In Powderhorn Park, Modern Times Cafe shifted into a free, donation-based model, with the stated intention to keep feeding people while federal agents remain in the city. The Minnesota Daily reported that donations poured in fast enough to cover expenses into the following month.
A few blocks and neighborhoods away, Easy Day Cafe has hosted a food and essentials drive where volunteers pack boxes for immigrant families sheltering during weeks of detentions, estimating it helps feed about 250 families each week.
In northeast, Recovery Bike Shop opened its doors during the general strike as a warm place for people, offering supplies like hand-warmers, food, and whistles.
And then there is the entirely female LGBTQ-friendly tattoo shop that turned art into a fundraising river. Jackalope Tattoo shared totals from a flash day they described as a community “get out” fundraiser: 85 tattoos, 250+ attendees, raising over $22K donated to local mutual aid efforts.
These are only a few examples. They stand in for a much larger truth: behind every fundraiser and donation drive is an average, everyday Minnesotan with a tender heart and a practical plan. The grandmas who bring an extra bag of groceries. The neighbors who build phone trees. The teachers who organize relief funds. The faith leaders who keep singing and praying and showing up. The coworkers who quietly coordinate rides. The artists who turn their craft into care.
This is what I mean when I say Minnesota believes in abundance. It lives as a way of life, a cultural reflex in the bone memory of people who have learned, over and over, that warmth saves lives.
And we do it quietly, because hush is how we’re trained from diapers to be humble and kind.

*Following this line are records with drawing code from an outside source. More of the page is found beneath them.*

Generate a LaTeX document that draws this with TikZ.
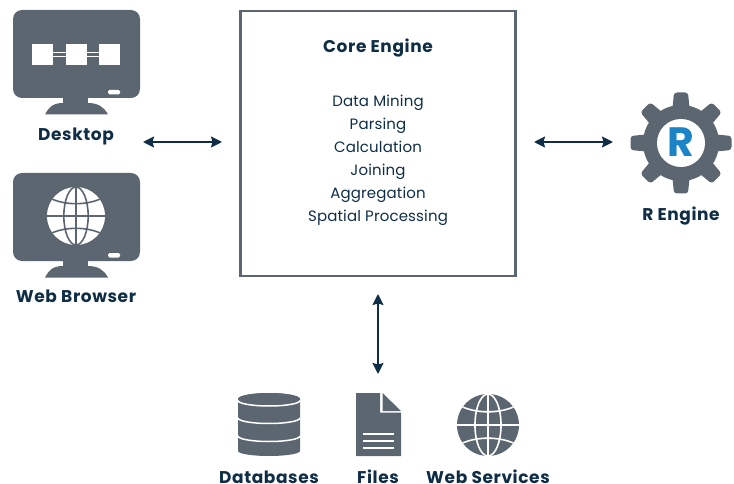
\documentclass[tikz,border=0pt]{standalone}
\usepackage{fontspec}
\setmainfont{Poppins}
\usepackage{tikz}
\usetikzlibrary{arrows.meta}
\definecolor{icongrey}{HTML}{5C6670}
\definecolor{navy}{HTML}{0F2E46}
\definecolor{rblue}{HTML}{1A84C7}
\tikzset{
  biglabel/.style={text=navy, font=\fontsize{17}{18}\selectfont\bfseries\addfontfeature{LetterSpace=3.5}, anchor=base, inner sep=0pt},
  smalllabel/.style={text=navy, font=\fontsize{15}{16}\selectfont\addfontfeature{LetterSpace=1}, anchor=base, inner sep=0pt},
  linkarrow/.style={draw=navy, line width=1.8pt, {Stealth[length=11pt,width=11pt,inset=1.5pt]}-{Stealth[length=11pt,width=11pt,inset=1.5pt]}},
}
% monitor icon, #1 = vertical offset
\newcommand{\monitoricon}[1]{
\begin{scope}[yshift=#1]
\fill[icongrey, rounded corners=9pt] (13,10) rectangle (140,98);
\fill[icongrey] (63,97) rectangle (88,104);
\fill[icongrey] (45,114.5) .. controls (49,107) and (53,103) .. (63,103) -- (88,103) .. controls (98,103) and (104,107) .. (108,114.5) -- cycle;
\fill[white, rounded corners=1.5pt] (108,90) rectangle (120,94.5);
\end{scope}
}
% globe icon, #1 = centre, #2 = radius, #3 = disc, #4 = lines
\newcommand{\globeicon}[4]{
\begin{scope}[shift={#1}]
\fill[#3] (0,0) circle (#2);
\begin{scope}
\clip (0,0) circle (#2);
\draw[#4, line width=1.6pt] (0,#2) -- (0,-#2);
\draw[#4, line width=1.6pt] (-#2,0) -- (#2,0);
\draw[#4, line width=1.6pt] (0,0) ellipse ({0.42*#2} and #2);
\draw[#4, line width=1.6pt] ({-0.9*#2},{-0.62*#2}) .. controls ({-0.4*#2},{-0.36*#2}) and ({0.4*#2},{-0.36*#2}) .. ({0.9*#2},{-0.62*#2});
\draw[#4, line width=1.6pt] ({-0.9*#2},{0.62*#2}) .. controls ({-0.4*#2},{0.36*#2}) and ({0.4*#2},{0.36*#2}) .. ({0.9*#2},{0.62*#2});
\end{scope}
\end{scope}
}
\begin{document}
\begin{tikzpicture}[x=1pt,y=-1pt]
\useasboundingbox (0,0) rectangle (734,484);

% left icons
\monitoricon{0pt}
\fill[white] (32,44) rectangle (53,65);
\fill[white] (66,44) rectangle (87,65);
\fill[white] (99,44) rectangle (120,65);
\draw[white, line width=0.7pt] (53,52) -- (66,52);
\draw[white, line width=0.7pt] (53,56.5) -- (66,56.5);
\draw[white, line width=0.7pt] (87,52) -- (99,52);
\draw[white, line width=0.7pt] (87,56.5) -- (99,56.5);
\monitoricon{-163pt}
\globeicon{(76,216)}{29}{white}{icongrey}
\node[biglabel] (desktop) at (76,140.7) {Desktop};
\node[biglabel] (browser) at (76,302.2) {Web Browser};

% core box
\node[draw=icongrey, line width=2.8pt, minimum width=275pt, minimum height=265pt, inner sep=0pt] (core) at (378,143.5) {};
\node[biglabel] (title) at (378,52.7) {Core Engine};
\node[smalllabel] (mining) at (378,106.7) {Data Mining};
\node[smalllabel] (parsing) at (378,129.7) {Parsing};
\node[smalllabel] (calc) at (378,152.7) {Calculation};
\node[smalllabel] (joining) at (378,175.7) {Joining};
\node[smalllabel] (aggr) at (378,198.7) {Aggregation};
\node[smalllabel] (spatial) at (378,221.7) {Spatial Processing};

% R engine
\begin{scope}[shift={(681,143)}]
\foreach \a in {0,45,...,315} {
  \fill[icongrey, rotate=\a, rounded corners=3pt] (-9,-30) -- (-7,-50.5) -- (7,-50.5) -- (9,-30) -- cycle;
}
\fill[icongrey] (0,0) circle (38);
\fill[white] (0,0) circle (24);
\end{scope}
\node[text=rblue, font=\fontsize{41}{41}\selectfont\bfseries, inner sep=0pt] (rletter) at (681.3,142.5) {R};
\node[biglabel] (rengine) at (681,220) {R Engine};

% databases
\fill[icongrey] (238,399) arc[start angle=180, end angle=0, x radius=31, y radius=-6] -- (300,451) arc[start angle=0, end angle=180, x radius=31, y radius=5] -- cycle;
\fill[icongrey] (269,399) ellipse (31 and 6);
\draw[white, line width=1.5pt] (238,400.5) arc[start angle=180, end angle=360, x radius=31, y radius=-5.5];
\draw[white, line width=1.5pt] (238,418) arc[start angle=180, end angle=360, x radius=31, y radius=-5.5];
\draw[white, line width=1.5pt] (238,436) arc[start angle=180, end angle=360, x radius=31, y radius=-5.5];
\node[biglabel] (databases) at (269,483) {Databases};

% files
\fill[icongrey] (356,393) -- (380,393) -- (380,412.5) -- (401,412.5) -- (401,456) -- (356,456) -- cycle;
\fill[icongrey] (382.5,393) -- (401,411) -- (382.5,411) -- cycle;
\draw[white, line width=1.5pt] (363,434) -- (394,434);
\draw[white, line width=1.5pt] (363,441) -- (394,441);
\draw[white, line width=1.5pt] (363,448) -- (394,448);
\node[biglabel] (files) at (378,483) {Files};

% web services
\globeicon{(488,425)}{31}{icongrey}{white}
\node[biglabel] (services) at (488,483) {Web Services};

% arrows
\coordinate (leftA) at (143,142);
\coordinate (leftB) at (222,142);
\coordinate (rightA) at (534,142);
\coordinate (rightB) at (613,142);
\coordinate (downA) at (378,294);
\coordinate (downB) at (378,374);
\draw[linkarrow] (leftA) -- (leftB);
\draw[linkarrow] (rightA) -- (rightB);
\draw[linkarrow] (downA) -- (downB);
\end{tikzpicture}
\end{document}
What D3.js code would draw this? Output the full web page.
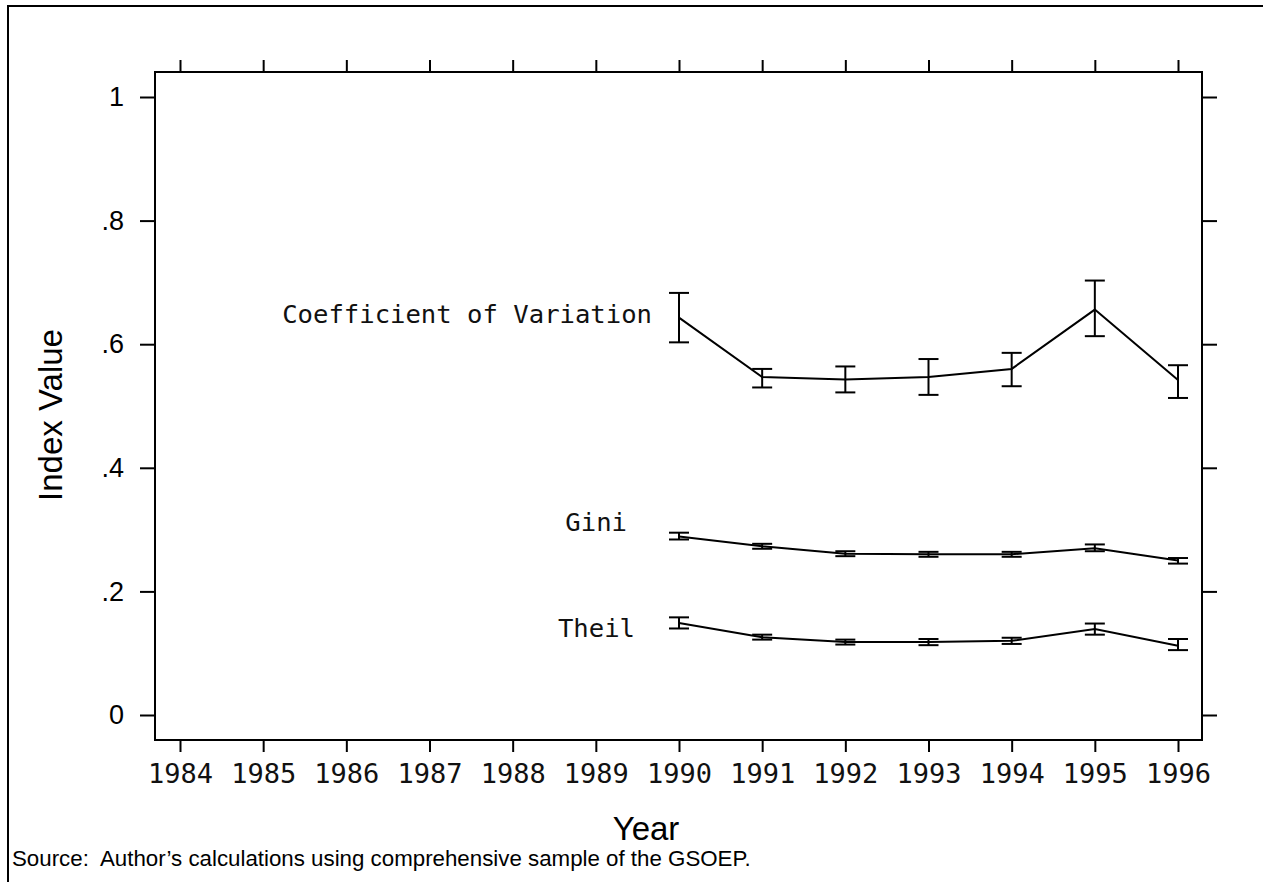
<!DOCTYPE html>
<html>
<head>
<meta charset="utf-8">
<script src="https://cdn.jsdelivr.net/npm/d3@7"></script>
<style>
  body { margin: 0; background: #fff; }
  svg { display: block; }
</style>
</head>
<body>
<svg id="chart"></svg>
<script>
// years on the axis and years with data
const axisYears = [1984, 1985, 1986, 1987, 1988, 1989, 1990, 1991, 1992, 1993, 1994, 1995, 1996];
const dataYears = [1990, 1991, 1992, 1993, 1994, 1995, 1996];
const yTicks = [0, 0.2, 0.4, 0.6, 0.8, 1];

// point estimates with lower / upper confidence bounds
const cvValue = [0.643, 0.547, 0.543, 0.547, 0.560, 0.656, 0.542];
const cvLow   = [0.603, 0.530, 0.522, 0.518, 0.532, 0.613, 0.513];
const cvHigh  = [0.683, 0.560, 0.564, 0.576, 0.586, 0.703, 0.566];

const giniValue = [0.289, 0.273, 0.261, 0.260, 0.260, 0.270, 0.250];
const giniLow   = [0.284, 0.269, 0.257, 0.256, 0.256, 0.265, 0.245];
const giniHigh  = [0.295, 0.277, 0.265, 0.264, 0.264, 0.276, 0.254];

const theilValue = [0.149, 0.126, 0.118, 0.118, 0.120, 0.139, 0.112];
const theilLow   = [0.140, 0.122, 0.114, 0.113, 0.115, 0.130, 0.105];
const theilHigh  = [0.158, 0.130, 0.122, 0.123, 0.125, 0.148, 0.123];

const seriesNames = ["Coefficient of Variation", "Gini", "Theil"];

const width = 1263, height = 882;
const boxL = 155, boxR = 1202, boxT = 72, boxB = 740;
const mono = "DejaVu Sans Mono, monospace";
const sans = "Liberation Sans, Arial, Helvetica, sans-serif";

const svg = d3.select("#chart").attr("width", width).attr("height", height);

// page frame (top and left edges)
svg.append("path")
    .attr("d", `M8,${height} L8,6 L${width},6`)
    .attr("fill", "none").attr("stroke", "#000").attr("stroke-width", 2);

const x = d3.scaleLinear().domain([1984, 1996]).range([180, 1178]);
const y = d3.scaleLinear().domain([0, 1]).range([715, 97]);

// plot box
svg.append("rect")
    .attr("x", boxL).attr("y", boxT)
    .attr("width", boxR - boxL).attr("height", boxB - boxT)
    .attr("fill", "none").attr("stroke", "#000").attr("stroke-width", 2);

const fmtY = d => d === 0 ? "0" : d === 1 ? "1" : d3.format(".1f")(d).replace(/^0/, "");

// bottom axis
svg.append("g")
    .attr("transform", `translate(0,${boxB})`)
    .call(d3.axisBottom(x).tickValues(axisYears).tickFormat(d3.format("d")).tickSize(12).tickPadding(12))
    .call(g => g.select(".domain").remove())
    .call(g => g.selectAll(".tick line").attr("stroke-width", 2))
    .call(g => g.selectAll("text").attr("font-family", mono).attr("font-size", 27).attr("fill", "#111"));

// top axis, ticks only
svg.append("g")
    .attr("transform", `translate(0,${boxT})`)
    .call(d3.axisTop(x).tickValues(axisYears).tickFormat("").tickSize(12))
    .call(g => g.select(".domain").remove())
    .call(g => g.selectAll(".tick line").attr("stroke-width", 2));

// left axis
svg.append("g")
    .attr("transform", `translate(${boxL},0)`)
    .call(d3.axisLeft(y).tickValues(yTicks).tickFormat(fmtY).tickSize(15).tickPadding(16))
    .call(g => g.select(".domain").remove())
    .call(g => g.selectAll(".tick line").attr("stroke-width", 2))
    .call(g => g.selectAll("text").attr("font-family", sans).attr("font-size", 27).attr("fill", "#000"));

// right axis, ticks only
svg.append("g")
    .attr("transform", `translate(${boxR},0)`)
    .call(d3.axisRight(y).tickValues(yTicks).tickFormat("").tickSize(15))
    .call(g => g.select(".domain").remove())
    .call(g => g.selectAll(".tick line").attr("stroke-width", 2));

// series
const series = [
  { name: seriesNames[0], v: cvValue, lo: cvLow, hi: cvHigh, dx: -27, dy: 5 },
  { name: seriesNames[1], v: giniValue, lo: giniLow, hi: giniHigh, dx: -52, dy: -5 },
  { name: seriesNames[2], v: theilValue, lo: theilLow, hi: theilHigh, dx: -44, dy: 14 }
];

const line = d3.line().x(d => x(d[0])).y(d => y(d[1]));

series.forEach(s => {
  const g = svg.append("g").attr("stroke", "#000").attr("fill", "none").attr("stroke-width", 2);
  g.append("path").attr("d", line(dataYears.map((yr, i) => [yr, s.v[i]])));
  dataYears.forEach((yr, i) => {
    const cx = x(yr);
    g.append("line").attr("x1", cx).attr("x2", cx).attr("y1", y(s.lo[i])).attr("y2", y(s.hi[i]));
    g.append("line").attr("x1", cx - 10).attr("x2", cx + 10).attr("y1", y(s.lo[i])).attr("y2", y(s.lo[i]));
    g.append("line").attr("x1", cx - 10).attr("x2", cx + 10).attr("y1", y(s.hi[i])).attr("y2", y(s.hi[i]));
  });
  svg.append("text")
      .attr("x", x(dataYears[0]) + s.dx)
      .attr("y", y(s.v[0]) + s.dy)
      .attr("text-anchor", "end")
      .attr("font-family", mono).attr("font-size", 25.6).attr("fill", "#111")
      .text(s.name);
});

// axis titles
svg.append("text")
    .attr("transform", `translate(62,415) rotate(-90)`)
    .attr("text-anchor", "middle")
    .attr("font-family", sans).attr("font-size", 33)
    .text("Index Value");

svg.append("text")
    .attr("x", 646).attr("y", 840)
    .attr("text-anchor", "middle")
    .attr("font-family", sans).attr("font-size", 33)
    .text("Year");

svg.append("text")
    .attr("x", 12).attr("y", 866)
    .style("white-space", "pre")
    .attr("font-family", sans).attr("font-size", 22.3)
    .text("Source:  Author\u2019s calculations using comprehensive sample of the GSOEP.");
</script>
</body>
</html>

This is the humble wealth of this place.
Love that doesn’t need applause because it just is.
If you are new here to HUSH
Welcome.
Welcome to the intersection of Grounded Avenue and Woo-Woo Way, where we believe words and prayers matter, and we love practical action. Welcome to a space for oddballs and weirdos and tender-hearted people who feel a lot, notice a lot, and still choose to stay loving.
If this piece touched you, I invite you to carry the spirit of it into your own streets. May love become visible in your choices. May generosity become a rhythm. May your sensitive soul become an instrument that plays warmth into the world.
Minnesota has been singing that song for a long time.
Prince sang it in his own way.
And right now, a lot of people are singing it together.
Because a revolution isn’t a fight for what’s right. It happens on an average Tuesday in everyday actions by every day people spreading love and abundance everywhere they go.





Keep sharing the Minnesota stories Teri - you are my BBC world service news special reporter on this topic.
My daughter and her husband live in the Twin Cities area. Through my grandchildren’s school district they have an organized system to purchase and deliver food, personal care needs, diapers, and OTC meds. There is a group who are putting together learning materials, puzzles, games, and toys for children. I know of one church collecting gently used children’s clothing also. I do not want to reveal locations as I feel this information could get into the wrong hands. Here we have volunteer tutors going to homes to help children keep up with their school work. There are also volunteers to take children to and from school and deliver library books and help with other needs.
Your writing is so beautiful. 💜💜💜 We are very grateful to have discovered you.